▶ [Task requirements]
Below is a listing. Gather each line of it that contains "this".

+++ Dataset excerpts +++

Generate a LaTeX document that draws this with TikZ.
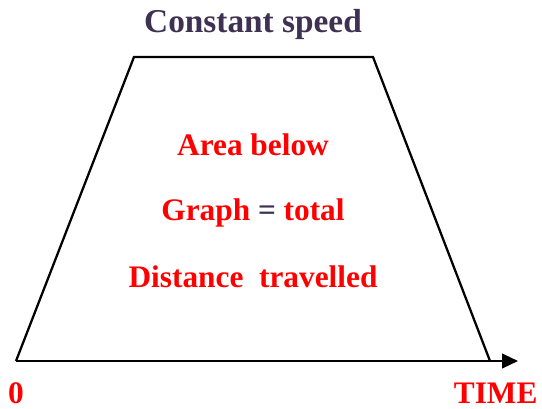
\documentclass[tikz,border=0pt]{standalone}
\usepackage{fontspec}
\setmainfont{Liberation Serif}
\usetikzlibrary{arrows.meta, positioning}
\definecolor{cred}{HTML}{FF0000}
\definecolor{cplum}{HTML}{3F3151}
\tikzset{
  every picture/.style={x=0.75pt, y=0.75pt, line width=1.7pt},
  title/.style={font=\fontsize{25}{28}\selectfont\bfseries, text=cplum, anchor=base},
  note/.style={font=\fontsize{23.5}{27}\selectfont\bfseries, text=cred, anchor=base},
  axis/.style={-{Triangle[length=12pt, width=11pt]}, draw=black},
}
\begin{document}
\begin{tikzpicture}
  \useasboundingbox (0,0) rectangle (542,408);
  % corners of the speed graph
  \coordinate (o) at (16,47);
  \coordinate (tl) at (134,351);
  \coordinate (tr) at (373,351);
  \coordinate (br) at (490,47);
  \coordinate (tip) at (518,47);
  \draw[line join=miter] (o) -- (tl) -- (tr) -- (br);
  \draw[axis] (o) -- (tip);
  \node[title] (speed) at (253,375) {Constant speed};
  \node[note] (area) at (253,253) {Area below};
  \node[note] (graph) at (253,188) {Graph {\color{cplum}=} total};
  \node[note] (dist) at (253,121) {Distance\ \ travelled};
  \node[note] (zero) at (16,5) {0};
  \node[note, anchor=base east] (time) at (543,5) {TIME};
\end{tikzpicture}
\end{document}
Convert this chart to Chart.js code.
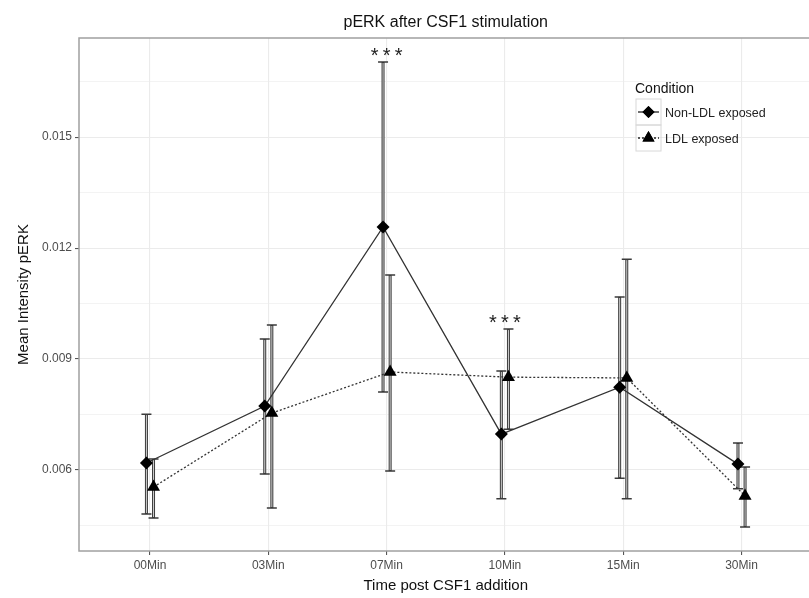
<!DOCTYPE html>
<html>
<head>
<meta charset="utf-8">
<script src="https://cdn.jsdelivr.net/npm/chart.js@4.4.1/dist/chart.umd.min.js"></script>
<style>
  html, body { margin: 0; padding: 0; background: #fff; overflow: hidden; }
  #wrap { width: 809px; height: 598px; overflow: hidden; }
</style>
</head>
<body>
<div id="wrap"><canvas id="myChart" width="820" height="598"></canvas></div>
<script>
const categories = ['00Min', '03Min', '07Min', '10Min', '15Min', '30Min'];

const nonLdlMean  = [0.00619, 0.00773, 0.01257, 0.00697, 0.00824, 0.00616];
const nonLdlUpper = [0.00751, 0.00954, 0.01703, 0.00868, 0.01068, 0.00673];
const nonLdlLower = [0.00481, 0.00589, 0.00811, 0.00522, 0.00578, 0.00549];

const ldlMean  = [0.00554, 0.00754, 0.00865, 0.00851, 0.00849, 0.00530];
const ldlUpper = [0.00630, 0.00992, 0.01127, 0.00981, 0.01170, 0.00608];
const ldlLower = [0.00470, 0.00497, 0.00597, 0.00710, 0.00522, 0.00446];

const sigLabels = ['', '', '***', '***', '', ''];

const yMajorTicks = [0.006, 0.009, 0.012, 0.015];
const yMinorTicks = [0.0045, 0.0075, 0.0105, 0.0135, 0.0165];

const dodge = 0.03;
const FONT = '"Liberation Sans", Arial, sans-serif';

function toPoints(mean, shift) {
    return mean.map((v, i) => ({ x: i + shift, y: v }));
}

// error bars, significance stars, border, titles and legend
const decorations = {
    id: 'decorations',
    beforeDatasetsDraw(chart) {
        const ctx = chart.ctx;
        const xs = chart.scales.x, ys = chart.scales.y;
        const groups = [
            { upper: nonLdlUpper, lower: nonLdlLower, shift: -dodge },
            { upper: ldlUpper, lower: ldlLower, shift: dodge }
        ];
        ctx.save();
        groups.forEach(g => {
            g.upper.forEach((u, i) => {
                const x = xs.getPixelForValue(i + g.shift);
                const yt = ys.getPixelForValue(u);
                const yb = ys.getPixelForValue(g.lower[i]);
                ctx.strokeStyle = '#3a3a3a';
                ctx.lineWidth = 3;
                ctx.beginPath();
                ctx.moveTo(x, yt); ctx.lineTo(x, yb);
                ctx.stroke();
                ctx.strokeStyle = '#d0d0d0';
                ctx.lineWidth = 1;
                ctx.beginPath();
                ctx.moveTo(x, yt + 1); ctx.lineTo(x, yb - 1);
                ctx.stroke();
                ctx.strokeStyle = '#3a3a3a';
                ctx.lineWidth = 1.5;
                ctx.beginPath();
                ctx.moveTo(x - 5, yt); ctx.lineTo(x + 5, yt);
                ctx.moveTo(x - 5, yb); ctx.lineTo(x + 5, yb);
                ctx.stroke();
            });
        });
        ctx.restore();
    },
    afterDraw(chart) {
        const ctx = chart.ctx;
        const xs = chart.scales.x, ys = chart.scales.y;
        const area = chart.chartArea;
        ctx.save();

        // panel border
        ctx.strokeStyle = '#a0a0a0';
        ctx.lineWidth = 1.5;
        ctx.strokeRect(area.left, area.top, area.right - area.left, area.bottom - area.top);

        // stars
        ctx.fillStyle = '#222';
        ctx.font = '20px ' + FONT;
        ctx.textAlign = 'center';
        ctx.textBaseline = 'middle';
        sigLabels.forEach((s, i) => {
            if (!s) return;
            const top = Math.min(ys.getPixelForValue(nonLdlUpper[i]), ys.getPixelForValue(ldlUpper[i]));
            const cx = xs.getPixelForValue(i);
            for (let k = 0; k < s.length; k++) {
                ctx.fillText('*', cx + (k - (s.length - 1) / 2) * 12, top - 6);
            }
        });

        // titles
        ctx.fillStyle = '#111';
        ctx.font = '16px ' + FONT;
        ctx.textBaseline = 'alphabetic';
        ctx.fillText('pERK after CSF1 stimulation', (area.left + area.right) / 2, 27);
        ctx.font = '15px ' + FONT;
        ctx.fillText('Time post CSF1 addition', (area.left + area.right) / 2, 590);
        ctx.save();
        ctx.translate(28, (area.top + area.bottom) / 2);
        ctx.rotate(-Math.PI / 2);
        ctx.fillText('Mean Intensity pERK', 0, 0);
        ctx.restore();

        // legend
        ctx.textAlign = 'left';
        ctx.font = '14px ' + FONT;
        ctx.fillStyle = '#111';
        ctx.fillText('Condition', 635, 93);
        const keys = [
            { label: 'Non-LDL exposed', style: 'rectRot', r: 6, dash: [] },
            { label: 'LDL exposed', style: 'triangle', r: 7, dash: [2, 2] }
        ];
        keys.forEach((k, j) => {
            const bx = 636, by = 99 + j * 26;
            ctx.strokeStyle = '#d8d8d8';
            ctx.lineWidth = 1;
            ctx.strokeRect(bx, by, 25, 26);
            ctx.strokeStyle = '#222';
            ctx.lineWidth = 1.3;
            ctx.setLineDash(k.dash);
            ctx.beginPath();
            ctx.moveTo(bx + 2, by + 13); ctx.lineTo(bx + 23, by + 13);
            ctx.stroke();
            ctx.setLineDash([]);
            ctx.fillStyle = '#000';
            Chart.helpers.drawPoint(ctx, { pointStyle: k.style, radius: k.r, borderWidth: 0 }, bx + 12.5, by + 13);
            ctx.fill();
            ctx.fillStyle = '#222';
            ctx.font = '12.5px ' + FONT;
            ctx.fillText(k.label, bx + 29, by + 18);
        });
        ctx.restore();
    }
};

const data = {
    datasets: [
        {
            label: 'Non-LDL exposed',
            data: toPoints(nonLdlMean, -dodge),
            borderColor: '#333',
            borderWidth: 1.3,
            pointStyle: 'rectRot',
            pointRadius: 6.5,
            pointBackgroundColor: '#000',
            pointBorderColor: '#000',
            pointBorderWidth: 0,
            tension: 0
        },
        {
            label: 'LDL exposed',
            data: toPoints(ldlMean, dodge),
            borderColor: '#333',
            borderWidth: 1.3,
            borderDash: [2, 2],
            pointStyle: 'triangle',
            pointRadius: 7.5,
            pointBackgroundColor: '#000',
            pointBorderColor: '#000',
            pointBorderWidth: 0,
            tension: 0
        }
    ]
};

const config = {
    type: 'line',
    data: data,
    plugins: [decorations],
    options: {
        responsive: false,
        animation: false,
        layout: { padding: { left: 0, right: 1, top: 38, bottom: 0 } },
        plugins: { legend: { display: false }, tooltip: { enabled: false } },
        scales: {
            x: {
                type: 'linear',
                min: -0.6,
                max: 5.6,
                afterBuildTicks: s => { s.ticks = categories.map((c, i) => ({ value: i })); },
                afterFit: s => { s.height = 47; },
                ticks: {
                    callback: v => categories[v],
                    color: '#4d4d4d',
                    font: { family: FONT, size: 12 },
                    padding: 3,
                    maxRotation: 0
                },
                grid: { color: '#ebebeb', lineWidth: 1.1, tickLength: 4, tickColor: '#555' },
                border: { display: false }
            },
            y: {
                min: 0.00381,
                max: 0.01768,
                afterBuildTicks: s => {
                    s.ticks = yMajorTicks.map(v => ({ value: v, isMajor: true }))
                        .concat(yMinorTicks.map(v => ({ value: v, isMajor: false })))
                        .sort((a, b) => a.value - b.value);
                },
                afterFit: s => { s.width = 79; },
                ticks: {
                    callback: function (v, i, ticks) { return ticks[i].isMajor ? v.toFixed(3) : ''; },
                    color: '#4d4d4d',
                    font: { family: FONT, size: 12 },
                    padding: 3
                },
                grid: {
                    color: '#ebebeb',
                    lineWidth: c => (c.tick && c.tick.isMajor ? 1.1 : 0.6),
                    tickLength: 4,
                    tickColor: c => (c.tick && c.tick.isMajor ? '#555' : 'rgba(0,0,0,0)')
                },
                border: { display: false }
            }
        }
    }
};

const myChart = new Chart(document.getElementById('myChart'), config);
</script>
</body>
</html>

+++

▶ [Final result]
Generate a LaTeX document that draws this with TikZ.
Convert this chart to Chart.js code.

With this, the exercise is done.